• Interview: Fabien Gregoire

    Nous interviewons aujourd’hui Fabien Gregoire, designer diplômé de l’Ecole de Design Nantes-Atlantique et aujourd’hui directeur de Kenwood design, au Japon.

    Pouvez-vous nous dire quelques mots sur votre formation et votre parcours professionnel?
    Après un Master de l’Ecole de Design Nantes-Atlantique en 2001, j’ai continué mon projet de diplôme avec un industriel pendant un an. Grâce à une candidature spontanée, j’ai ensuite rejoint Kenwood Design à Tokyo en 2002. J’ai ensuite participé à la création du studio de Design Avancé fin 2004, puis j’ai été nommé directeur du Design Avancé, International Relations en 2006, et enfin directeur général en 2008.

    Sur quel(s) sujet(s) travaillez-vous en ce moment?
    Sur le Design global, la stratégie et l’analyse prospective des nouveaux marchés.

    Combien de personnes compte votre agence (ou le service dans lequel vous travaillez)?
    Kenwood Design regroupe une cinquantaine de personnes en design produit (45%), design d’interaction (45%) et Brand design (15%).

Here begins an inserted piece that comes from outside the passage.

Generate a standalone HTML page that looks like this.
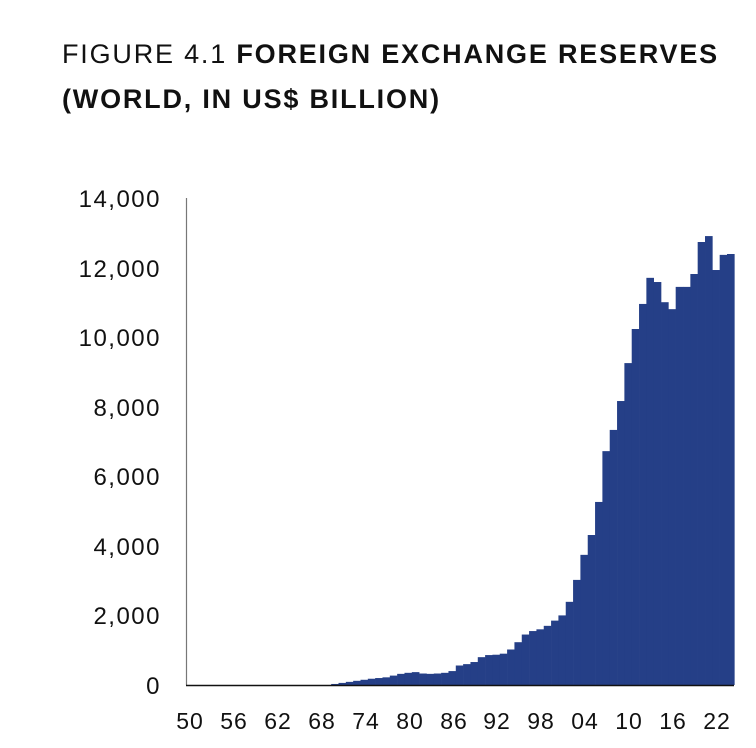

    Quelle est votre méthode de création habituelle?
    Nous sommes amenés à travailler pour le monde entier et à négocier avec différents acteurs de la conception à la promotion des produits et services que nous créons. Une stratégie et un design global sont primordiaux.
    L’expression, la rationalisation puis la communication des idées sont les premières étapes de notre conception. Kenwood Design étant un centre de design intégré, nous devons être rapides, cohérents et constructifs, tout en restant créatifs.
    Bien que l’exercice soit assez délicat pour certains Japonais, je laisse une grande part à l’initiative et à la prise de position. Le Design intégré doit savoir se remettre en cause, et être capable de visualiser et d’anticiper les futures orientations de la marque.
    “L’optimisation constante”, le Kaizen, est une démarche purement Japonaise, avec qui l’approche occidentale de l’Innovation prend une dimension radicalement concevable.

    Fréquentez-vous les blogs et sites Internet consacrés au design, et si oui lesquels?
    Très peu. Des sites comme Tokyo Art Beat ou JDN (Japan Design Net) sont des incontournables de l’actualité design au Japon.

    Y a-t-il un ou plusieurs designers, ou créateurs, qui vous inspirent au quotidien?
    J’ai beaucoup d’estime pour les inventeurs, les entrepreneurs et visionnaires. Ceux qui ont su et ceux qui savent garder la créativité comme une aventure humaine. Parfois même, hélas, sans le succès escompté.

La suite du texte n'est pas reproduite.